- Born: ca. 2000 Suffolk, England
- Education: East 15 Acting School
- Occupation: Actress
- Years active: 2022–present

= Mary Malone (actress) =

British actress

Mary Malone is an English actress born approximately in 2000. On television, she is known for her roles in the Doctor Who Christmas special "The Church on Ruby Road" (2023) and the Netflix series Missing You (2025). She is also known for her theatre work.

==Early life and education==
Malone was born in Suffolk, England.

She described herself as "a bit of an outcast kid", who spent a lot of time online gaming, finding friends there. At school, she played Gregor the insect in a stage production of Franz Kafka's The Metamorphosis, and found that she enjoyed acting.

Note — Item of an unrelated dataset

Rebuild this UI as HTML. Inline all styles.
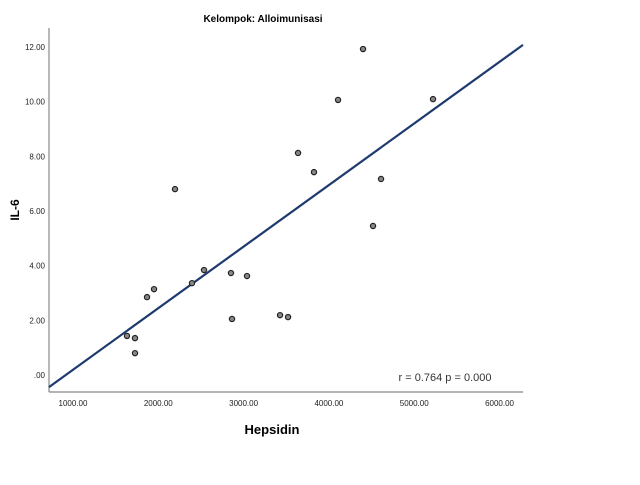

Malone graduated from East 15 Acting School at the University of Essex, which she attended for three years from 2017, graduating in 2020. She also studied theatre-making. In her graduation year, she had minor roles in the Starz series The Girlfriend Experience (2016) and Sky Arts' A Play in a Day.

==Career==
After completing her training courses, Malone had stage roles in Abigail Thorn's play The Prince at the Southwark Playhouse, and in Josie Rourke's production of As You Like It at @sohoplace in 2022. Malone played Phoebe, in a cast led by Leah Harvey and Rose Ayling-Ellis, and also including Malone's sister Allie Daniel. Also in 2022, she appeared in the long-running ITV crime drama Vera and the Channel 4 comedy-drama Chivalry.

On 25 December 2023, Malone played Trudy, a friend of Ruby, in the Doctor Who Christmas special titled "The Church on Ruby Road".

Malone appeared in the first British production of Australian creator's Yve Blake musical Fangirls in August 2024, and her face appeared on the posters advertising the show. She played the character Jules, whom she described as a mean girl and "iconic bitch".

In 2025, she had a main role as Aqua in the Harlan Coben adaptation of Missing You on Netflix.

She has also appeared in short films, including Octopus (2022) by Ella Glendining, where she appeared alongside Annabelle Davis, and Shrimp (2025) by Yasser Zadeh.

==Personal life==
Malone is a transgender woman, who came out and transitioned sometime during or after her late teens. She is also a skilled artist, singer, puppeteer, pianist, and writer. She has posted several of her paintings, using acrylics and mixed media on canvas, on Instagram.

She has a sister, Allie Daniel, also an actress. They both appeared in Josie Rourke's 2022 production of As You Like It.

==Recognition and awards==
In January 2023 Malone won Best Supporting Performer in a New Production of a Play in the BroadwayWorld UK / West End Awards, for her role in The Prince.